Kontroversi kebijakan jurnal ilmiah menarik disimak. Seperti diketahui, Kementrian Pendidikan dan Kebudayaan (Kemendikbud) melalui Direktorat Pendidikan Tinggi (Dikti), pada 27 Januari 2012 menerbitkan surat edaran bernomor 152/E/2012. Surat ini ditujukan kepada Rektor/Ketua/Direktur Perguruan Tinggi Negeri dan Perguran Tinggi Swasta di seluruh Indonesia.

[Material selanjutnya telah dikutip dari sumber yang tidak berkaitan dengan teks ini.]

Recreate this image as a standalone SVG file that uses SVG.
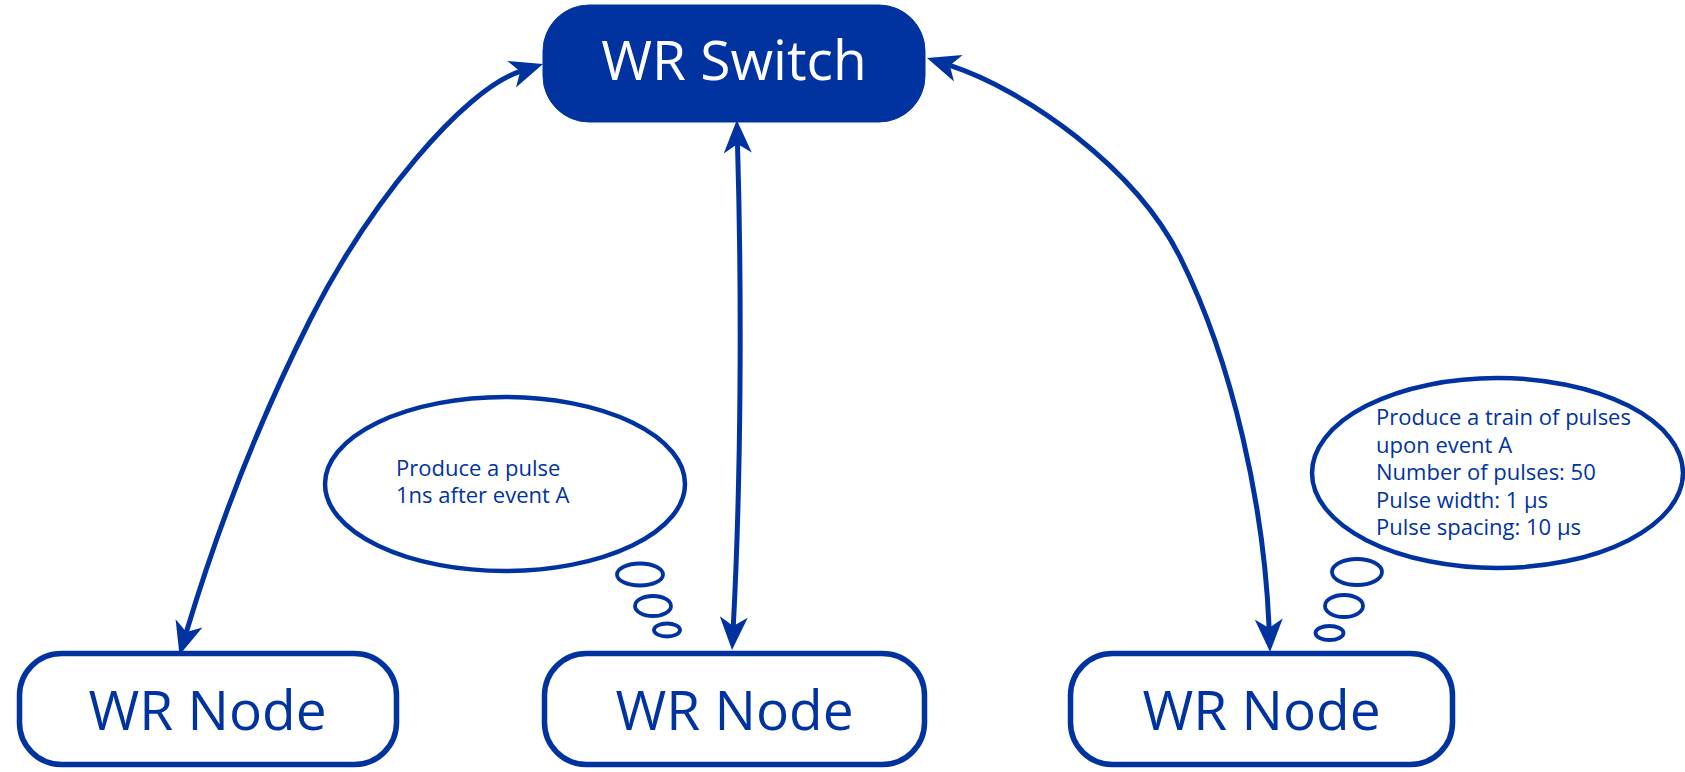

Point penting kebijakan Dikti tersebut adalah sebelum lulus sarjana diharuskan menulis makalah pada jurnal ilmiah bagi S1. Di samping itu, bagi program master atau S2 wajib tulisannya dimuat pada jurnal ilmiah nasional yang terakreditasi Dikti. Sedangkan, program doktor atau S3 harus menerbitkan karya ilmiahnya di jurnal internasional.

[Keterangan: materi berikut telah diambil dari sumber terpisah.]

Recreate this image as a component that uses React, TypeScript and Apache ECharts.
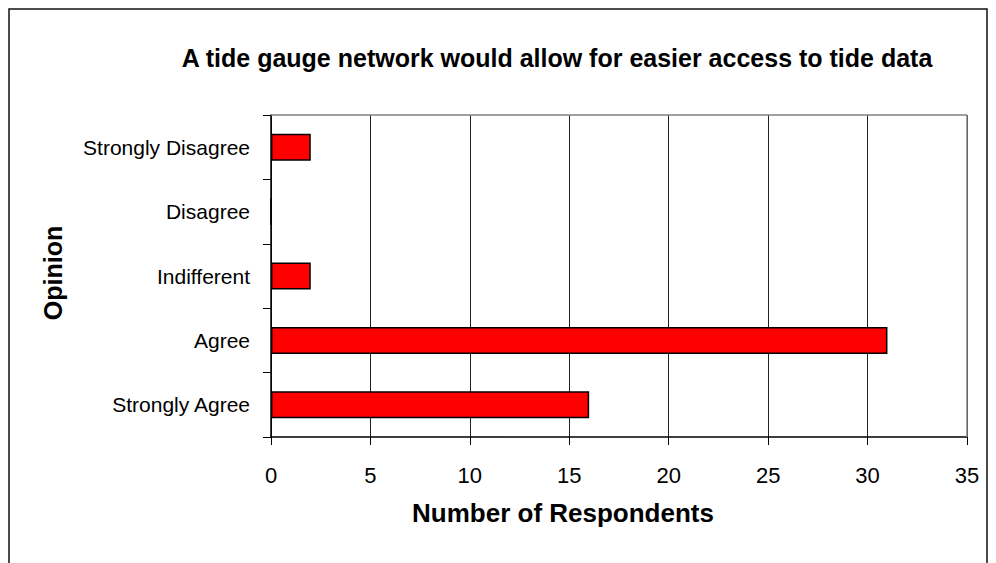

Walhasil, kebijakan ini memancing silang pendapat masyarakat, apalagi kalangan akademisi. Polemik jurnal ilmiah terbelah pada dua kubu yang saling berbeda pendapat. Satu sisi langkah Kemendikbud itu diprediksi akan meningkatkan kualitas pendidikan di Indonesia dengan tolak ukur jumlah karya ilmiah yang dihasilkan.
Sebab, diketahui, hasil karya ilmiah mahasiswa di negeri ini terbilang cukup rendah. Thomson Scientific (dalam Resyalia, 2010), publikasi karya ilmuan Indonesia melalui jurnal internasional hanya berkisar 522, jauh di bawah Malaysia yang mencapai 1.428. Demikian pula dengan publikasi jurnal nasional dan lokal, juga masih minim. Pendeknya, dalam hal publikasi karya ilmiah di Perguruan Tinggi bangsa ini minim dibanding Negeri Jiran, hanya sekitar sepertujuh.

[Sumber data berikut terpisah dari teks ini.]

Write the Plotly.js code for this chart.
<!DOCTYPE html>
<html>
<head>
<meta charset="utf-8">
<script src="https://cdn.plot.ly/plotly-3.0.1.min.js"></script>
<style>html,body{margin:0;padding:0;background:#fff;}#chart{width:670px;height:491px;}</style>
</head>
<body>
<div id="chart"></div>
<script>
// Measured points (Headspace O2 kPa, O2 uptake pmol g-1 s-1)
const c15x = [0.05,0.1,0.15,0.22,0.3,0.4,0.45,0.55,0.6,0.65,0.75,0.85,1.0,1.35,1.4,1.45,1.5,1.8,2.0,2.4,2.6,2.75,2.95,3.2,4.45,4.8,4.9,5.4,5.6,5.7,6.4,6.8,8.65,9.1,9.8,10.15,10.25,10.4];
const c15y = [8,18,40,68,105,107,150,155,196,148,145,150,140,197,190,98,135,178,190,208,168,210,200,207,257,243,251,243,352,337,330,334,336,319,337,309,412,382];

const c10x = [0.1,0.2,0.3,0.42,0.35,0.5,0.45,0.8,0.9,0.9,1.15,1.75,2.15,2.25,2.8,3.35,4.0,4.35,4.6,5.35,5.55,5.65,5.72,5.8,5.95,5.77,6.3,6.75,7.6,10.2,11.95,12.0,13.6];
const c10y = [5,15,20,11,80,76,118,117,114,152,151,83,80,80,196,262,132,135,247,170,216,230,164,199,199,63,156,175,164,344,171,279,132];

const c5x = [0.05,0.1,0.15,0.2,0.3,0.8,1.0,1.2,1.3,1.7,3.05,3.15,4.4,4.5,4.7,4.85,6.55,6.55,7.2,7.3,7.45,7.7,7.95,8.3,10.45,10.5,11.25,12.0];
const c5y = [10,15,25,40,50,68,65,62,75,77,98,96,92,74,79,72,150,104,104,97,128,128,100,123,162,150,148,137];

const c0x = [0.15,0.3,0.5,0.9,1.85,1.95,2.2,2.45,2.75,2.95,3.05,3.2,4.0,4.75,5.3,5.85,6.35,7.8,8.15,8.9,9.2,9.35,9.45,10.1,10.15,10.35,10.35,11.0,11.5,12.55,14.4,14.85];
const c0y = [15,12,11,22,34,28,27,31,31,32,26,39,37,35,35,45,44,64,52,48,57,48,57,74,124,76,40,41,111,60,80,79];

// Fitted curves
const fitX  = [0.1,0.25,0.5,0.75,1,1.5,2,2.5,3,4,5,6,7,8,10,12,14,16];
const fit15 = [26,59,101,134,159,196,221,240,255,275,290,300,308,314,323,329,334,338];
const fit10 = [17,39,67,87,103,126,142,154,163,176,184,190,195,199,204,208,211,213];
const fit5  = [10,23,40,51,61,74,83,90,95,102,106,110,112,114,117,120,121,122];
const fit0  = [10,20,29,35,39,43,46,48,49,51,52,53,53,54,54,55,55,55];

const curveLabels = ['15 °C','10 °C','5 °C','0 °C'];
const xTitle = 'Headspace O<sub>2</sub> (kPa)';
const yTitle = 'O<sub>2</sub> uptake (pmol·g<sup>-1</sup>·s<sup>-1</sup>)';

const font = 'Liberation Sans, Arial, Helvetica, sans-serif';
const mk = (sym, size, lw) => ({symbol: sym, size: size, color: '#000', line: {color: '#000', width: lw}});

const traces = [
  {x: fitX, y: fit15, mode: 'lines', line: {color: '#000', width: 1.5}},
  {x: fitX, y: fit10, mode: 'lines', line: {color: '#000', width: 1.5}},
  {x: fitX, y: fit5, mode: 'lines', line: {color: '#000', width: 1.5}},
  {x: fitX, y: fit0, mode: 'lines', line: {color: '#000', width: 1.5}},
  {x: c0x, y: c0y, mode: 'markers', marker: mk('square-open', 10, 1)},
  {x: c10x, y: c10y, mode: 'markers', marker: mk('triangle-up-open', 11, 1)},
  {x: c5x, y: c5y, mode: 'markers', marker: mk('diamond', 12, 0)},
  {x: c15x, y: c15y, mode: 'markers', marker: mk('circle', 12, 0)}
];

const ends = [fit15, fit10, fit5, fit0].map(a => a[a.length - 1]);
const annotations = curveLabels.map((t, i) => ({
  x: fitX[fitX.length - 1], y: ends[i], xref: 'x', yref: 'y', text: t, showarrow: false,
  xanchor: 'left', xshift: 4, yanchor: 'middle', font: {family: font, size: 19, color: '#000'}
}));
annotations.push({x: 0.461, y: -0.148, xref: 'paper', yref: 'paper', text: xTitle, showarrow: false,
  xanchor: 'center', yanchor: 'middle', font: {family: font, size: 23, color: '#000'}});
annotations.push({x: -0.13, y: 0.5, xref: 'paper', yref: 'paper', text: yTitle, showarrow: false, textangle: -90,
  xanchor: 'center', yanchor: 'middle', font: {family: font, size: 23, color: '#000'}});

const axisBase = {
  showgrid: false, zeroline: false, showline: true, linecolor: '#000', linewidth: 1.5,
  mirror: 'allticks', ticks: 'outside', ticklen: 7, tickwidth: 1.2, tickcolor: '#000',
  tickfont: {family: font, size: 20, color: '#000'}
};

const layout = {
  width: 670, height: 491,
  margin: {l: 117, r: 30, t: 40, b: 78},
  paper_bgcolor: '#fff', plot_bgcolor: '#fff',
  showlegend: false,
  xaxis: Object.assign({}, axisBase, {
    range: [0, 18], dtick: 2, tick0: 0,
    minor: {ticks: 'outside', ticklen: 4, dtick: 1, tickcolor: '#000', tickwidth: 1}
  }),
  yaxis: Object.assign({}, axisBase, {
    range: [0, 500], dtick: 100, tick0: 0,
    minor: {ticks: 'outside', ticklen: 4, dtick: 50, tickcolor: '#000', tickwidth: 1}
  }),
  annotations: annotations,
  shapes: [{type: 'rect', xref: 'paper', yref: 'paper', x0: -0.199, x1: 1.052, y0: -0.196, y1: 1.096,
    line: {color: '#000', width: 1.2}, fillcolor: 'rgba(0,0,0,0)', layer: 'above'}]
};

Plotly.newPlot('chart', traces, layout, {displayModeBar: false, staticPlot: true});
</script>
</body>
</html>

Maka, melalui kewajiban menulis di jurnal ilmiah, mahasiswa Indonesia diharapkan bisa meningkatkan karya ilmiahnya sekaligus mencegah plagiarisme. Tapi, di lain pihak, kebijakan tersebut bukan tak mungkin mendatangkan masalah krusial di PT. Karena infrastruktur yang tidak mendukung, seperti referensi buku, jurnal, majalah, internet, kurangnya kebiasaan menulis, dan lainnya—membuat mahasiswa sukar membuat makalah ilmiah sehingga bisa menghambat kelulusan dan menambah beban kampus.
Silang pendapat itu, hemat penulis adalah dinamika dalam kultur akademik. Namun, yang penting di tengah perbedaan persepsi itu adalah menyelesaikan masalah ini dengan pikiran rasional, ilmiah, dan kedalaman berpikir. Artinya, sebagai kaum intelektual, mempertimbangkan aspek manfaat dan kerugian dengan didasari tanggung jawab adalah keniscayaan.
Untuk itu, Kemendikbud, PT, civitas akademika dan pihak terkait, diharapkan duduk bareng mencarikan solusi terbaik atas polemik ini. Dalam proses pencarian solusi, usul saya, bila manfaatnya lebih besar, misal, mahasiswa kian terdorong menulis karya ilmiah, mengapa meributkan kebijakan jurnal ilmiah yang terkesan buang-buang waktu.
Agus Syahputra* Ketua Senat Mahasiswa Fakultas Dakwah UIN Suka Yogyakarta.